■ **WRITTEN REQUEST**
Output the records exactly as they appear, with no pictures included.

■ **PROVIDED RECORDS**
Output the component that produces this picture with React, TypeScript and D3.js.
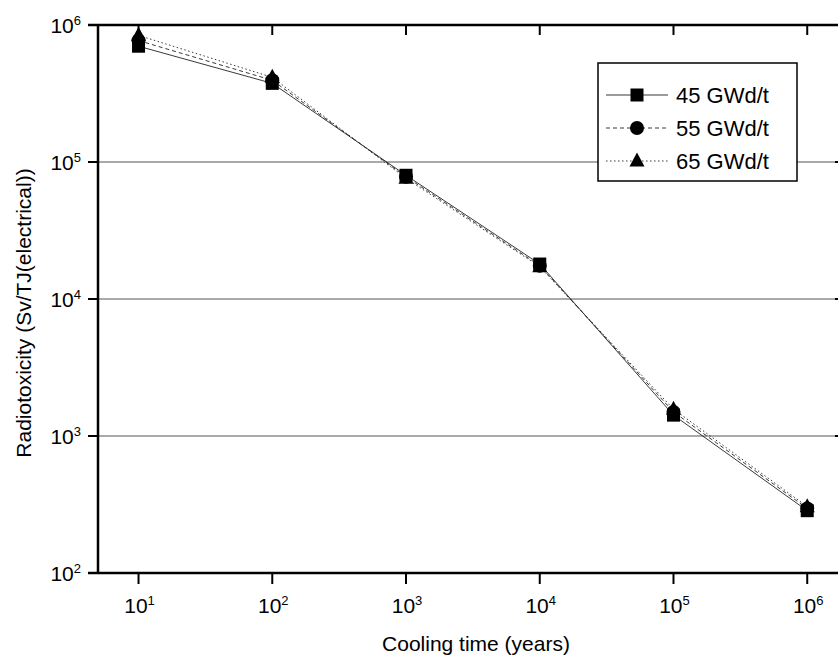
import React from 'react'
import * as d3 from 'd3'

const years = [1e1, 1e2, 1e3, 1e4, 1e5, 1e6]
const burnup45 = [7.0e5, 3.75e5, 8.0e4, 1.8e4, 1.42e3, 285]
const burnup55 = [7.7e5, 3.95e5, 7.8e4, 1.75e4, 1.5e3, 296]
const burnup65 = [8.4e5, 4.15e5, 7.6e4, 1.72e4, 1.57e3, 305]
const seriesNames = ['45 GWd/t', '55 GWd/t', '65 GWd/t']
const yTickExp = [2, 3, 4, 5, 6]
const xTickExp = [1, 2, 3, 4, 5, 6]
const gridExp = [3, 4, 5]

const W = 838
const H = 659
const left = 98
const right = 840
const top = 25
const bottom = 573

const x = d3.scaleLog().domain([Math.pow(10, 0.697), Math.pow(10, 6.245)]).range([left, right])
const y = d3.scaleLog().domain([1e2, 1e6]).range([bottom, top])

const font = '"Liberation Sans", Arial, sans-serif'
const dashes = ['none', '4,3', '1.5,2.5']

const Marker = ({ kind, cx, cy }: { kind: number; cx: number; cy: number }) => {
  if (kind === 0) return <rect x={cx - 6.5} y={cy - 6.5} width={13} height={13} fill='#000' />
  if (kind === 1) return <circle cx={cx} cy={cy} r={7} fill='#000' />
  return <path d={`M${cx},${cy - 8.5}L${cx + 7.5},${cy + 5.5}L${cx - 7.5},${cy + 5.5}Z`} fill='#000' />
}

const Pow = ({ px, py, exp, anchor }: { px: number; py: number; exp: number; anchor: string }) => (
  <text x={px} y={py} fontFamily={font} fontSize={21} textAnchor={anchor} fill='#000'>
    10<tspan fontSize={13} dy={-8}>{exp}</tspan>
  </text>
)

export default function App () {
  const series = [burnup45, burnup55, burnup65]
  const line = d3.line<number>()
    .x((d, i) => x(years[i]))
    .y(d => y(d))

  const legX = 598
  const legY = 63
  const rowY = (i: number) => legY + 32 + i * 33

  return (
    <svg width={W} height={H} viewBox={`0 0 ${W} ${H}`} style={{ position: 'absolute', left: 0, top: 0 }}>
      <rect width={W} height={H} fill='#fff' />
      {gridExp.map(e => (
        <line key={e} x1={left} x2={right} y1={y(Math.pow(10, e))} y2={y(Math.pow(10, e))} stroke='#555' strokeWidth={1.2} />
      ))}

      {series.map((s, k) => (
        <path key={k} d={line(s) || ''} fill='none' stroke='#222' strokeWidth={0.9} strokeDasharray={dashes[k]} />
      ))}
      {series.map((s, k) => s.map((v, i) => (
        <Marker key={`${k}-${i}`} kind={k} cx={x(years[i])} cy={y(v)} />
      )))}

      {/* frame */}
      <line x1={left} x2={left} y1={top} y2={bottom} stroke='#000' strokeWidth={2.5} />
      <line x1={left - 10} x2={right} y1={bottom} y2={bottom} stroke='#000' strokeWidth={2.5} />
      <line x1={left - 10} x2={right} y1={top} y2={top} stroke='#000' strokeWidth={2.5} />
      <line x1={right} x2={right} y1={top} y2={bottom} stroke='#000' strokeWidth={2.5} />

      {yTickExp.map(e => (
        <g key={e}>
          <line x1={left - 10} x2={left} y1={y(Math.pow(10, e))} y2={y(Math.pow(10, e))} stroke='#000' strokeWidth={2} />
          <line x1={right - 5} x2={right} y1={y(Math.pow(10, e))} y2={y(Math.pow(10, e))} stroke='#000' strokeWidth={2} />
          <Pow px={81} py={y(Math.pow(10, e)) + 8} exp={e} anchor='end' />
        </g>
      ))}
      {xTickExp.map(e => (
        <g key={e}>
          <line x1={x(Math.pow(10, e))} x2={x(Math.pow(10, e))} y1={bottom} y2={bottom + 11} stroke='#000' strokeWidth={2} />
          <line x1={x(Math.pow(10, e))} x2={x(Math.pow(10, e))} y1={top} y2={top + 10} stroke='#000' strokeWidth={2} />
          <Pow px={x(Math.pow(10, e)) + 1} py={bottom + 40} exp={e} anchor='middle' />
        </g>
      ))}

      <text x={476} y={651} fontFamily={font} fontSize={21} textAnchor='middle' fill='#000'>Cooling time (years)</text>
      <text transform={`translate(31,313) rotate(-90)`} fontFamily={font} fontSize={21} textAnchor='middle' fill='#000'>
        Radiotoxicity (Sv/TJ(electrical))
      </text>

      {/* legend */}
      <rect x={legX} y={legY} width={199} height={118} fill='#fff' stroke='#000' strokeWidth={1.5} />
      {seriesNames.map((n, i) => (
        <g key={n}>
          <line x1={legX + 8} x2={legX + 70} y1={rowY(i)} y2={rowY(i)} stroke='#222' strokeWidth={0.9} strokeDasharray={dashes[i]} />
          <Marker kind={i} cx={legX + 39} cy={rowY(i)} />
          <text x={legX + 78} y={rowY(i) + 8} fontFamily={font} fontSize={22} fill='#000'>{n}</text>
        </g>
      ))}
    </svg>
  )
}
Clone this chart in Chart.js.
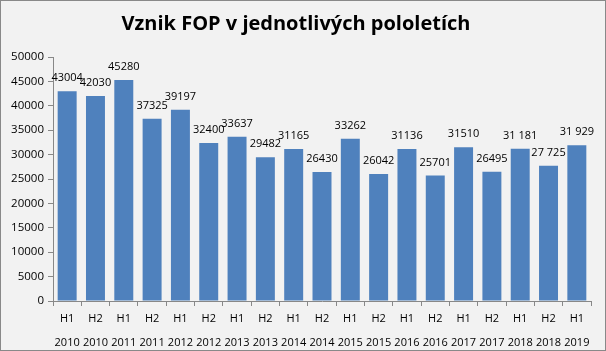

■ **WRITTEN RESPONSE**
Output the component that produces this picture with React, TypeScript and D3.js.
import React from 'react'
import * as d3 from 'd3'

const years = [1e1, 1e2, 1e3, 1e4, 1e5, 1e6]
const burnup45 = [7.0e5, 3.75e5, 8.0e4, 1.8e4, 1.42e3, 285]
const burnup55 = [7.7e5, 3.95e5, 7.8e4, 1.75e4, 1.5e3, 296]
const burnup65 = [8.4e5, 4.15e5, 7.6e4, 1.72e4, 1.57e3, 305]
const seriesNames = ['45 GWd/t', '55 GWd/t', '65 GWd/t']
const yTickExp = [2, 3, 4, 5, 6]
const xTickExp = [1, 2, 3, 4, 5, 6]
const gridExp = [3, 4, 5]

const W = 838
const H = 659
const left = 98
const right = 840
const top = 25
const bottom = 573

const x = d3.scaleLog().domain([Math.pow(10, 0.697), Math.pow(10, 6.245)]).range([left, right])
const y = d3.scaleLog().domain([1e2, 1e6]).range([bottom, top])

const font = '"Liberation Sans", Arial, sans-serif'
const dashes = ['none', '4,3', '1.5,2.5']

const Marker = ({ kind, cx, cy }: { kind: number; cx: number; cy: number }) => {
  if (kind === 0) return <rect x={cx - 6.5} y={cy - 6.5} width={13} height={13} fill='#000' />
  if (kind === 1) return <circle cx={cx} cy={cy} r={7} fill='#000' />
  return <path d={`M${cx},${cy - 8.5}L${cx + 7.5},${cy + 5.5}L${cx - 7.5},${cy + 5.5}Z`} fill='#000' />
}

const Pow = ({ px, py, exp, anchor }: { px: number; py: number; exp: number; anchor: string }) => (
  <text x={px} y={py} fontFamily={font} fontSize={21} textAnchor={anchor} fill='#000'>
    10<tspan fontSize={13} dy={-8}>{exp}</tspan>
  </text>
)

export default function App () {
  const series = [burnup45, burnup55, burnup65]
  const line = d3.line<number>()
    .x((d, i) => x(years[i]))
    .y(d => y(d))

  const legX = 598
  const legY = 63
  const rowY = (i: number) => legY + 32 + i * 33

  return (
    <svg width={W} height={H} viewBox={`0 0 ${W} ${H}`} style={{ position: 'absolute', left: 0, top: 0 }}>
      <rect width={W} height={H} fill='#fff' />
      {gridExp.map(e => (
        <line key={e} x1={left} x2={right} y1={y(Math.pow(10, e))} y2={y(Math.pow(10, e))} stroke='#555' strokeWidth={1.2} />
      ))}

      {series.map((s, k) => (
        <path key={k} d={line(s) || ''} fill='none' stroke='#222' strokeWidth={0.9} strokeDasharray={dashes[k]} />
      ))}
      {series.map((s, k) => s.map((v, i) => (
        <Marker key={`${k}-${i}`} kind={k} cx={x(years[i])} cy={y(v)} />
      )))}

      {/* frame */}
      <line x1={left} x2={left} y1={top} y2={bottom} stroke='#000' strokeWidth={2.5} />
      <line x1={left - 10} x2={right} y1={bottom} y2={bottom} stroke='#000' strokeWidth={2.5} />
      <line x1={left - 10} x2={right} y1={top} y2={top} stroke='#000' strokeWidth={2.5} />
      <line x1={right} x2={right} y1={top} y2={bottom} stroke='#000' strokeWidth={2.5} />

      {yTickExp.map(e => (
        <g key={e}>
          <line x1={left - 10} x2={left} y1={y(Math.pow(10, e))} y2={y(Math.pow(10, e))} stroke='#000' strokeWidth={2} />
          <line x1={right - 5} x2={right} y1={y(Math.pow(10, e))} y2={y(Math.pow(10, e))} stroke='#000' strokeWidth={2} />
          <Pow px={81} py={y(Math.pow(10, e)) + 8} exp={e} anchor='end' />
        </g>
      ))}
      {xTickExp.map(e => (
        <g key={e}>
          <line x1={x(Math.pow(10, e))} x2={x(Math.pow(10, e))} y1={bottom} y2={bottom + 11} stroke='#000' strokeWidth={2} />
          <line x1={x(Math.pow(10, e))} x2={x(Math.pow(10, e))} y1={top} y2={top + 10} stroke='#000' strokeWidth={2} />
          <Pow px={x(Math.pow(10, e)) + 1} py={bottom + 40} exp={e} anchor='middle' />
        </g>
      ))}

      <text x={476} y={651} fontFamily={font} fontSize={21} textAnchor='middle' fill='#000'>Cooling time (years)</text>
      <text transform={`translate(31,313) rotate(-90)`} fontFamily={font} fontSize={21} textAnchor='middle' fill='#000'>
        Radiotoxicity (Sv/TJ(electrical))
      </text>

      {/* legend */}
      <rect x={legX} y={legY} width={199} height={118} fill='#fff' stroke='#000' strokeWidth={1.5} />
      {seriesNames.map((n, i) => (
        <g key={n}>
          <line x1={legX + 8} x2={legX + 70} y1={rowY(i)} y2={rowY(i)} stroke='#222' strokeWidth={0.9} strokeDasharray={dashes[i]} />
          <Marker kind={i} cx={legX + 39} cy={rowY(i)} />
          <text x={legX + 78} y={rowY(i) + 8} fontFamily={font} fontSize={22} fill='#000'>{n}</text>
        </g>
      ))}
    </svg>
  )
}
Clone this chart in Chart.js.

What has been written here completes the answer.